Friday, March 18, 2011


One of the things I notice in the USA is the amount of garbage I see being put out in my neighborhood. In London, we had two wheelie bins, one for trash, the other, recycling. Each was picked up every other week, along with food waste which was picked up for composting weekly. We did fine with that, in fact, even with Grant in the house generating lots of food waste, we rarely filled either bin.

In my new neighborhood, however, the trash is picked up twice a week, and there is an amazing array of refuse out of the curb on pickup days. Selfishly, I don't mind that because I have a lot of moving trash to get rid of right now, and there's no financial penalty to me if I leave a huge pile of boxes and broken junk out on the curb. All of that is paid for in my monthly municipal fee.

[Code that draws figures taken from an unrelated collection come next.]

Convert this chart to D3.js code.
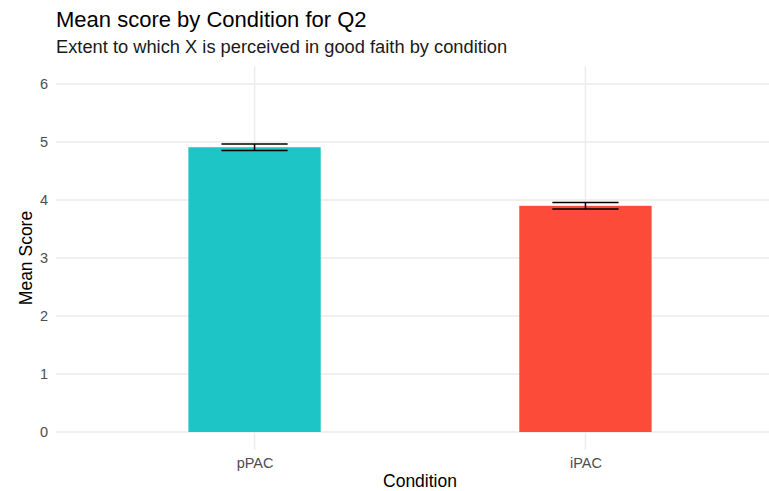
<!DOCTYPE html>
<html>
<head>
<meta charset="utf-8">
<script src="https://cdn.jsdelivr.net/npm/d3@7"></script>
<style>
  html, body { margin: 0; padding: 0; background: #fff; }
  svg { display: block; font-family: "Liberation Sans", Arial, Helvetica, sans-serif; }
</style>
</head>
<body>
<svg id="chart" width="769" height="491"></svg>
<script>
// ---- data ----
const categories = ["pPAC", "iPAC"];
const meanScores = [4.91, 3.90];
const stdErrors = [0.055, 0.056];
const barColors = ["#1dc5c6", "#fd4b3a"];
const yTicks = [0, 1, 2, 3, 4, 5, 6];
const titleText = "Mean score by Condition for Q2";
const subtitleText = "Extent to which X is perceived in good faith by condition";
const xTitle = "Condition";
const yTitle = "Mean Score";

const svg = d3.select("#chart");
const panel = { left: 56, right: 784, top: 66.6, bottom: 449.4 };

const x = d3.scalePoint().domain(categories).range([panel.left, panel.right]).padding(0.6);
const y = d3.scaleLinear().domain([-0.3, 6.3]).range([panel.bottom, panel.top]);
const step = x.step();
const barW = step * 0.4;
const errW = step * 0.2;

const data = categories.map((c, i) => ({ c, m: meanScores[i], se: stdErrors[i], col: barColors[i] }));

// gridlines
const grid = svg.append("g");
grid.selectAll("line.h").data(yTicks).join("line")
  .attr("x1", panel.left).attr("x2", panel.right)
  .attr("y1", d => y(d)).attr("y2", d => y(d))
  .attr("stroke", "#ebebeb").attr("stroke-width", 1.4);
grid.selectAll("line.v").data(categories).join("line")
  .attr("x1", d => x(d)).attr("x2", d => x(d))
  .attr("y1", panel.top).attr("y2", panel.bottom)
  .attr("stroke", "#ebebeb").attr("stroke-width", 1.4);

// bars
svg.append("g").selectAll("rect").data(data).join("rect")
  .attr("x", d => x(d.c) - barW / 2)
  .attr("width", barW)
  .attr("y", d => y(d.m))
  .attr("height", d => y(0) - y(d.m))
  .attr("fill", d => d.col);

// error bars
const eb = svg.append("g").attr("stroke", "#000").attr("stroke-width", 1.5).attr("fill", "none");
data.forEach(d => {
  const cx = x(d.c);
  eb.append("line").attr("x1", cx).attr("x2", cx).attr("y1", y(d.m + d.se)).attr("y2", y(d.m - d.se));
  eb.append("line").attr("x1", cx - errW / 2).attr("x2", cx + errW / 2).attr("y1", y(d.m + d.se)).attr("y2", y(d.m + d.se));
  eb.append("line").attr("x1", cx - errW / 2).attr("x2", cx + errW / 2).attr("y1", y(d.m - d.se)).attr("y2", y(d.m - d.se));
});

// y axis labels
const yAxis = d3.axisLeft(y).tickValues(yTicks).tickSize(0).tickPadding(0).tickFormat(d3.format("d"));
const ya = svg.append("g").attr("transform", `translate(${panel.left - 8},0)`).call(yAxis);
ya.select(".domain").remove();
ya.selectAll("text").attr("fill", "#4d4d4d").style("font-size", "14.5px").style("font-family", "Liberation Sans, Arial, sans-serif");

// x axis labels
const xAxis = d3.axisBottom(x).tickSize(0).tickPadding(0);
const xa = svg.append("g").attr("transform", `translate(0,${panel.bottom + 6})`).call(xAxis);
xa.select(".domain").remove();
xa.selectAll("text").attr("fill", "#4d4d4d").attr("dy", "0.71em").attr("y", 2).style("font-size", "14.5px").style("font-family", "Liberation Sans, Arial, sans-serif");

// titles
svg.append("text").attr("x", 56).attr("y", 27).attr("fill", "#000")
  .style("font-size", "22px").text(titleText);
svg.append("text").attr("x", 56).attr("y", 53).attr("fill", "#1a1a1a")
  .style("font-size", "18.3px").text(subtitleText);

// axis titles
svg.append("text").attr("x", (panel.left + panel.right) / 2).attr("y", 487)
  .attr("text-anchor", "middle").attr("fill", "#000").style("font-size", "17.5px").text(xTitle);
svg.append("text").attr("transform", `translate(32,${(panel.top + panel.bottom) / 2}) rotate(-90)`)
  .attr("text-anchor", "middle").attr("fill", "#000").style("font-size", "17.5px").text(yTitle);
</script>
</body>
</html>
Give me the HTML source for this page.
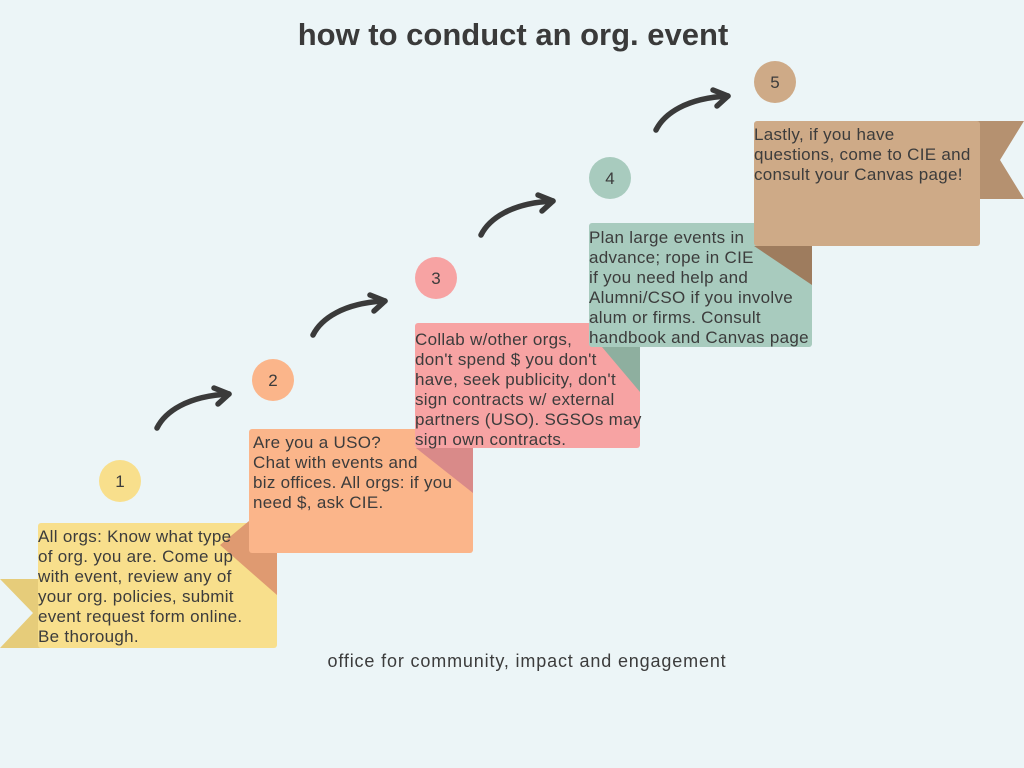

There's a move afoot in more liberal (or landfill-strapped) parts of the US to something called 'pay-as-you-throw'. The idea is that the average family's garbage would cost them about what they pay today. If you throw away less, you pay less; big trash producers would get hit in the pocketbook. Having a direct link between actions and costs is Economics 101. The EPA has a good webpage about the concept.

The same applies out on Aspö, with a bit of a twist. The island residents pay into a fund to the Värmdö municipality for trash pickup at the big dock during the peak summer months. So there's a financial contribution, but almost the bigger cost is the effort required to wheelbarrow stuff to and from one's house.

The solution is called 'precycling'; reducing waste by thinking about our purchases holistically. Recycling is good, but there's still energy required to sort and reprocess materials (and, on a very local level, to carry them down to the dock). Precycling tries to avoid excess stuff to begin with, to eliminate trash and recycling materials at the time of purchase. Good examples of this are box wine, rechargeable batteries, or UHT milk, all of which are island staples.

When one has a high cost to throw away something, either a fee from the local government, or the hassle of carting it a kilometer to the dock, it's a great incentive to avoid having those things to get rid of in the first place!


Priscilla said...

Here in Pasadena you have the option of a much smaller trash bin that costs less than the standard (huge) trash bin. Sadly, we always seem to fill our standard bin and our recycle bin.

Kenji said...

Interesting... Dana and I remember very vividly feeling like resource hogs when we moved from Texas to England. We always thought we were reasonable conservationists until we had to do one bin of garbage per 2 weeks. AND, they wouldn't pick it up if the lid was in the air due to overfilling. We quickly managed to fit into the program. Since we've moved back to Texas, we've kept our habits from England. We could go nearly 2 weeks for garbage haul.